Edmond has been chosen as the site for a new private school.
Mercy School will open its doors this fall, said Julie Sharif, administrative secretary.
"The school at Harvey and Memorial Road is 98 percent finished at a cost of more than $1 million," Sharif said. "We have built the school with donations from the Muslim community as well as other denominations."
The school is moving from an 11,000-square-foot building in Oklahoma City to the present site, a 36,000-square-foot building on 16 acres.
With enrollment more than doubling, the additional space will be well used by the more than 6,500 Muslims in the Oklahoma City-Edmond area.
"Last year during pre-enrollment 70 students had signed up," Sharif said.

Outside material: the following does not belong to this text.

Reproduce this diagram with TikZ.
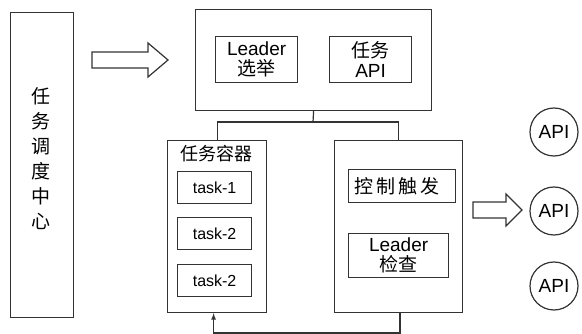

As of June 11, 150 students had signed up for the 2009-10 school year. Thirty teachers have been hired to teach the core classes as well as the electives.

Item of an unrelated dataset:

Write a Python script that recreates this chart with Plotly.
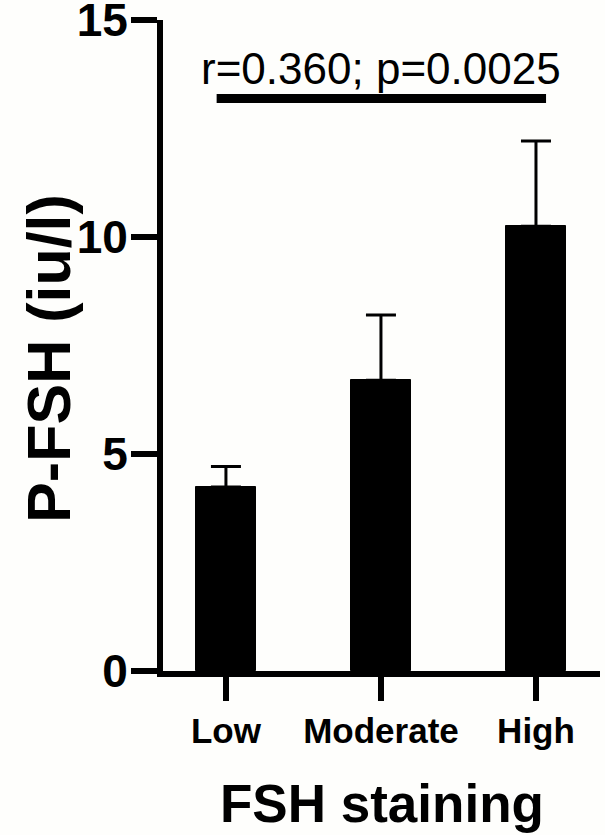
import plotly.graph_objects as go

categories = ["Low", "Moderate", "High"]
means = [4.24, 6.70, 10.25]
sem = [0.47, 1.50, 1.96]
y_ticks = [0, 5, 10, 15]
stat_text = "r=0.360; p=0.0025"
stat_line_y = 13.19
stat_line_x = [-0.06, 2.065]
x_title = "FSH staining"
y_title = "P-FSH (iu/l)"

FONT = "Liberation Sans, Arial, sans-serif"
BG = "#fefefc"

fig = go.Figure()
fig.add_trace(go.Bar(
    x=list(range(len(categories))),
    y=means,
    width=0.39,
    marker=dict(color="black", line=dict(color="black", width=1)),
    error_y=dict(type="data", array=sem, arrayminus=[0] * len(sem), symmetric=False,
                 color="black", thickness=3, width=15),
    showlegend=False,
))

fig.add_shape(type="line", xref="x", yref="y",
              x0=stat_line_x[0], x1=stat_line_x[1], y0=stat_line_y, y1=stat_line_y,
              line=dict(color="black", width=9))
fig.add_annotation(xref="x", yref="y", x=sum(stat_line_x) / 2, y=stat_line_y,
                   text=stat_text, showarrow=False, yanchor="bottom", yshift=4,
                   font=dict(family=FONT, size=44, color="black"))

fig.add_annotation(xref="paper", yref="paper", x=0.5, y=-0.203,
                   text=x_title, showarrow=False, xanchor="center", yanchor="middle",
                   font=dict(family=FONT, size=53, color="black", weight="bold"))
fig.add_annotation(xref="paper", yref="paper", x=-0.261, y=0.481, textangle=-90,
                   text=y_title, showarrow=False, xanchor="center", yanchor="middle",
                   font=dict(family=FONT, size=61, color="black", weight="bold"))

fig.update_layout(
    width=605, height=835,
    margin=dict(l=163, r=5, t=20, b=164),
    paper_bgcolor=BG, plot_bgcolor=BG,
    bargap=0,
    xaxis=dict(
        range=[-0.406, 2.413], automargin=False,
        tickmode="array", tickvals=list(range(len(categories))), ticktext=categories,
        showline=True, linecolor="black", linewidth=6,
        ticks="outside", ticklen=24, tickwidth=6, tickcolor="black",
        tickfont=dict(family=FONT, size=35, color="black", weight="bold"),
        showgrid=False, zeroline=False,
    ),
    yaxis=dict(
        range=[0, 15], automargin=False, ticklabeloverflow="allow",
        tickmode="array", tickvals=y_ticks, ticklabelstandoff=-6,
        showline=True, linecolor="black", linewidth=6,
        ticks="outside", ticklen=26, tickwidth=6, tickcolor="black",
        tickfont=dict(family=FONT, size=46, color="black", weight="bold"),
        showgrid=False, zeroline=False,
    ),
)

fig.write_html("out.html", config={"displayModeBar": False},
               post_script="document.body.style.margin='0';")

The educational program of Mercy School follows the curriculum set by the State of Oklahoma. The Qur'an, Arabic and Islam are major academic subjects and are presented in sequential manner beginning in preschool up through all grade levels.
Sharif said the school is listed as an A+ school, which is a program sponsored by the University of Central Oklahoma.
Last year the students scored 13+ (college level) on the Iowa standardized test given to students in private schools, and on core subjects they scored in the 98th percentile, Sharif said.
"Our students scored anywhere from 65 to 70 percent better than the national average."
Sharif said what is amazing is the 3- and 4-year-old children are learning and memorizing Arabic.
Ninth-grade has been added to the pre-kindergarten through eighth-grade offerings and two students are enrolled in the 11th-grade.
"The two juniors are partnering with Astec Virtual for 11th-grade core subjects, but their electives including Qur'an class, Arabic class and Islamic Studies class will be done at Mercy School.
Future plans include the addition of 10th- through 12th-grades.
"Ten years ago (we) realized we needed a community that would teach the moral standards and ways of life of the Muslims," Sharif said. "He was concerned that children be raised to be committed, balanced Muslims and knowledgeable scholars as well as contributing citizens and community builders.
"He wanted to teach children to have moral standards and to be able to follow what we have been told by God and to go into the community and share with others in charity."
Sharif said the school is a "green school."
"We do a lot of recycling," Sharif said. "We recycle almost everything including water bottles."
Sharif added, "Our school has a lot to offer the community.